I almost feel sorry for Mr Flowers, arrested and humiliated, when I compare his fate with that of those responsible for much graver and more dangerous banking failures.

The men who led some of our biggest banks to ruin and took Britain to the edge of a financial apocalypse leapt clear of the wreckage with the fat proceeds of salaries and bonuses accumulated during the boom years and their vast pension pots. Regulators have dished out fines for the Libor fixing scandal, but no one has yet been put in a dock. No one has even been much shamed for the roles they played in the Great Crash. A couple of the bankers were subsequently stripped of their knighthoods and that was it.

There is an increasing number of alarming signs that people are behaving as if there were nothing really to learn from the bubble years and nothing much to remedy in the banking system. Personal indebtedness in Britain has risen back to pre-crisis levels. Mortgage lenders are once again offering 95% loans, encouraged by ministers eager for the tax revenues from stamp duty and hoping to create a deceptive feelgood factor generated by a boomlet in property prices. Once again, Vince Cable is a rather lonely prophet worrying where this will lead, but this time a voice of warning somewhat muffled by collective responsibility. Once again, other politicians shrug off his cautions and dismiss him as Dr Doom.

The Bank of England’s base rate remains at the historically unprecedented low level of 0.5% and has been there for so long now that people have started to treat the abnormal as the normal. At some point, interest rates will start to rise and with it the mortgage payments of millions of people. When that happens, a lot of voters are going to be in for a nasty shock. The chancellor’s essential gamble is that the governor will hold down the base rate until May 2015 is safely behind him and David Cameron.

City bonuses are still structured in a way that rewards and incentivises short-term risk-taking. The law lacks serious penalties for reckless or fraudulent trading. Five years on from the Great Crash and the legislation to reform financial services has still not got on to the statute book. It is only this week that the banking bill will reach the report stage in the House of Lords. That could be the site of a lively battle between ministers and those who find the legislation highly inadequate because it fails to implement or dilutes some of the key reforms proposed by the government’s own banking commission.

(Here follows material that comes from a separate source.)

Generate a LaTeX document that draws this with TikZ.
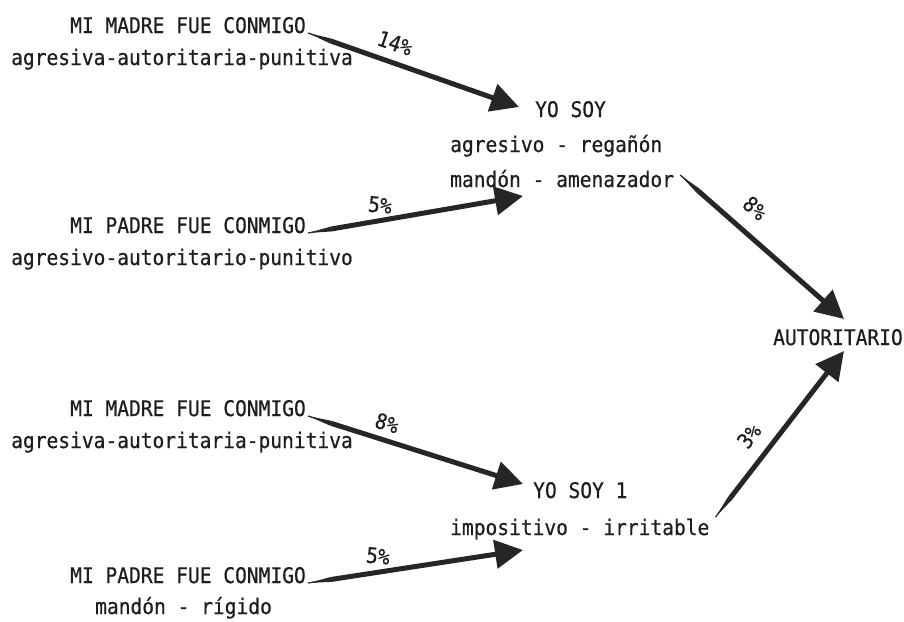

Among several crucial recommendations that the government doesn’t want to follow, ministers have resisted a licensing regime that would subject senior bankers to an annual competence and integrity test, though that would clearly have been very useful in the Flowers case. Another vital issue is the separation of the retail and investment, high street and casino arms of banks. The commission wanted this fence to be “electrified” by giving regulators the power to intervene if they found that a bank was “gaming the system”. Members of the commission, including the archbishop of Canterbury, are well-represented in the Upper House. This week’s Lords debate will be one of the last chances to put some sharper teeth into banking regulation.

By turns entertaining and horrifying, the Flowers affair has shown that Britain is great at laying on a scandal. What we don’t do so well is prevent them.